Facebook does not classify itself as a news organization. If it does, it will have to oblige by the journalism regulations in those countries. The US has practically none, obviously, so it wouldnt make a difference. But for the rest of the world that isnt a problem.

> A better argument _against_ govt funding is that the media is there to hold power to account, which would seem to be impossible for the media to do if power was paying the bills

That's the case with private media as of this moment.

https://www.opendemocracy.net/en/opendemocracyuk/five-reason...

And that's the UK. And that's the most blatant and unrepentant. The US is phenomenally worse with ~3 corporations consolidating a whopping 90% of the media and news and the people have absolutely no say in it since there is absolutely no alternative that can compete against those due to the capital difference.

> In the majority of the world, there arent 'party lines'. There are party PROGRAMS

Party lines still exist in multi-party systems. Some parties are known to never deliver. Other parties are tiny and won’t ever make it to parliament. There’s next to no chance to find a party which program looks entirely fine AND you can trust the party to deliver. In the end, you just vote along for least worst option. Or strategically against something.

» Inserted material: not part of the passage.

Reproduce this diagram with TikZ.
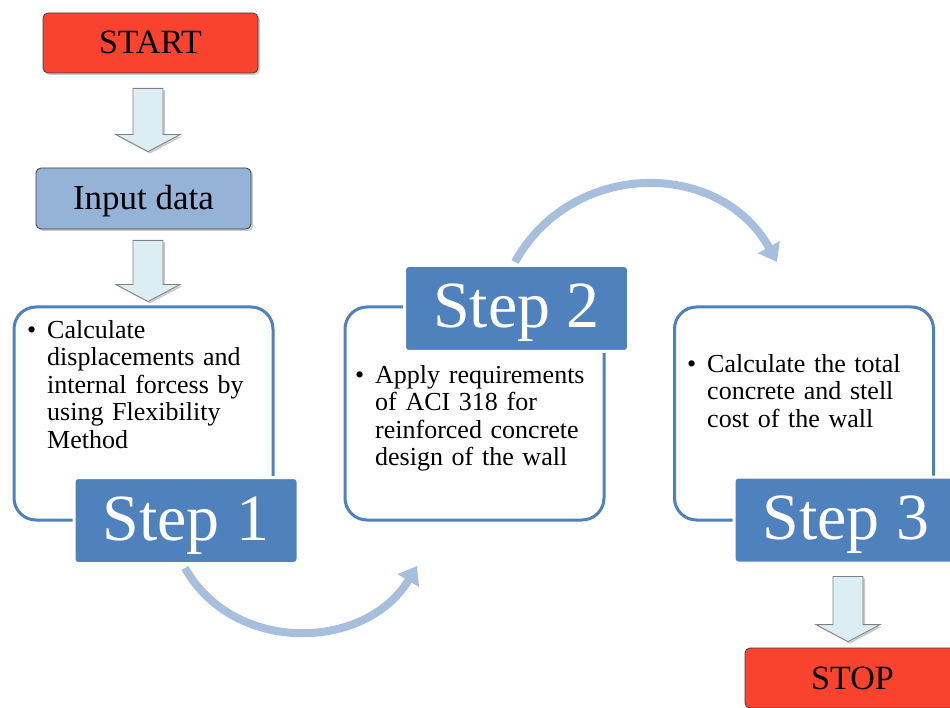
\documentclass[tikz,border=0pt]{standalone}
\usepackage{fontspec}
\setmainfont{Liberation Serif}
\usetikzlibrary{arrows.meta,calc,shadows}
\definecolor{stepblue}{HTML}{4F81BD}
\definecolor{redbox}{HTML}{F9432F}
\definecolor{inputblue}{HTML}{95B3D7}
\definecolor{arrowfill}{HTML}{DCEEF4}
\definecolor{curveblue}{HTML}{A8BEDD}
\hyphenpenalty=10000
\tikzset{
  termbox/.style={draw=black!75, line width=0.8pt, rounded corners=5pt,
    minimum width=215pt, minimum height=60pt, inner sep=0pt,
    font=\fontsize{34}{34}\selectfont, text height=22pt, text depth=0pt,
    drop shadow={shadow xshift=2pt, shadow yshift=-2pt, opacity=0.4}},
  outlinebox/.style={draw=stepblue, line width=3pt, fill=white, rounded corners=22pt,
    minimum width=259pt, minimum height=213pt, inner sep=0pt},
  steplabel/.style={fill=stepblue, draw=white, line width=3pt, rounded corners=4pt,
    minimum width=224pt, minimum height=86pt, inner sep=0pt, text=white,
    font=\fontsize{66}{66}\selectfont, text height=44pt, text depth=5pt},
  bodytext/.style={text width=250pt, align=left, inner sep=0pt, anchor=base west,
    font=\fontsize{26}{27.6}\selectfont},
  blockarr/.style={fill=arrowfill, draw=black!50, line width=0.8pt,
    drop shadow={shadow xshift=2pt, shadow yshift=-2pt, opacity=0.4}},
  curvearr/.style={draw=curveblue, line width=8pt,
    -{Triangle[width=24pt,length=17pt]}},
}
\newcommand\blockarrowdraw[2]{%
  \draw[blockarr] let \p1=(#1), \p2=(#2) in
    (\x2-15pt,\y1) -- (\x2+15pt,\y1) -- (\x2+15pt,\y2+17pt) -- (\x2+32pt,\y2+17pt)
    -- (\x2,\y2) -- (\x2-32pt,\y2+17pt) -- (\x2-15pt,\y2+17pt) -- cycle;}
\newcommand\bul{\llap{\textbullet\hspace{11pt}}}
\begin{document}
\begin{tikzpicture}[x=1pt,y=-1pt]
\useasboundingbox (0,0) rectangle (950,708);
\fill[white] (0,0) rectangle (950,708);
\clip (0,0) rectangle (950,708);

% step label positions (needed for curve ends)
\coordinate (l1s) at (186,563);
\coordinate (l2n) at (516.5,265);
\coordinate (c2in) at (417,566);
\coordinate (c3in) at (777,262);

% curved arrows
\draw[curvearr] ($(l1s)+(-1,5)$) .. controls (234,655) and (366,651) .. (c2in);
\draw[curvearr] ($(l2n)+(-1.5,-3)$) .. controls (572,159) and (720,159) .. (c3in);

% outline boxes
\node[outlinebox] (o1) at (143.5,413.5) {};
\node[outlinebox] (o2) at (474.5,413.5) {};
\node[outlinebox] (o3) at (804,413.5) {};

% body text
\node[bodytext] (t1) at (47,338) {\bul Calculate\\displacements and\\internal forcess by\\using Flexibility\\Method};
\node[bodytext] (t2) at (375,383) {\bul Apply requirements\\of ACI 318 for\\reinforced concrete\\design of the wall};
\node[bodytext] (t3) at (707,372) {\bul Calculate the total\\concrete and stell\\cost of the wall};

% step labels
\node[steplabel] (l1) at (186,520.5) {Step 1};
\node[steplabel] (l2) at (516.5,308.5) {Step 2};
\node[steplabel] (l3) at (846,520) {Step 3};

% terminal and input boxes
\node[termbox, fill=redbox] (start) at (150.5,43) {START};
\node[termbox, fill=inputblue, minimum height=61pt, font=\fontsize{35}{35}\selectfont] (input) at (143.5,198.5) {Input data};
\node[termbox, fill=redbox] (stop) at (852.5,678) {STOP};

% block arrows
\blockarrowdraw{$(start.south)+(-2.5,15)$}{$(input.north)+(4.5,-16)$}
\blockarrowdraw{$(input.south)+(4.5,11)$}{$(o1.north)+(4.5,-4)$}
\blockarrowdraw{$(l3.south)+(2,12)$}{$(stop.north)+(-4.5,-6)$}
\end{tikzpicture}
\end{document}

> Party lines still exist in multi-party systems

Ideologies exist. Not 'lines'.

> Some parties are known to never deliver.

No party which consistently does not deliver gets elected in a proportional representation system.

> Other parties are tiny and won’t ever make it to parliament

10 or more parties in a parliament are enough.

> There’s next to no chance to find a party which program looks entirely fine AND you can trust the party to deliver.

Sorry. Thats just nonsense.

> In the end, you just vote along for least worst option

You are literally projecting the Angloamerican system to entire world and claiming that is the norm. It isn't. That's one mistake of the people who live in such FPTP systems. Thinking that 'everywhere is the same'.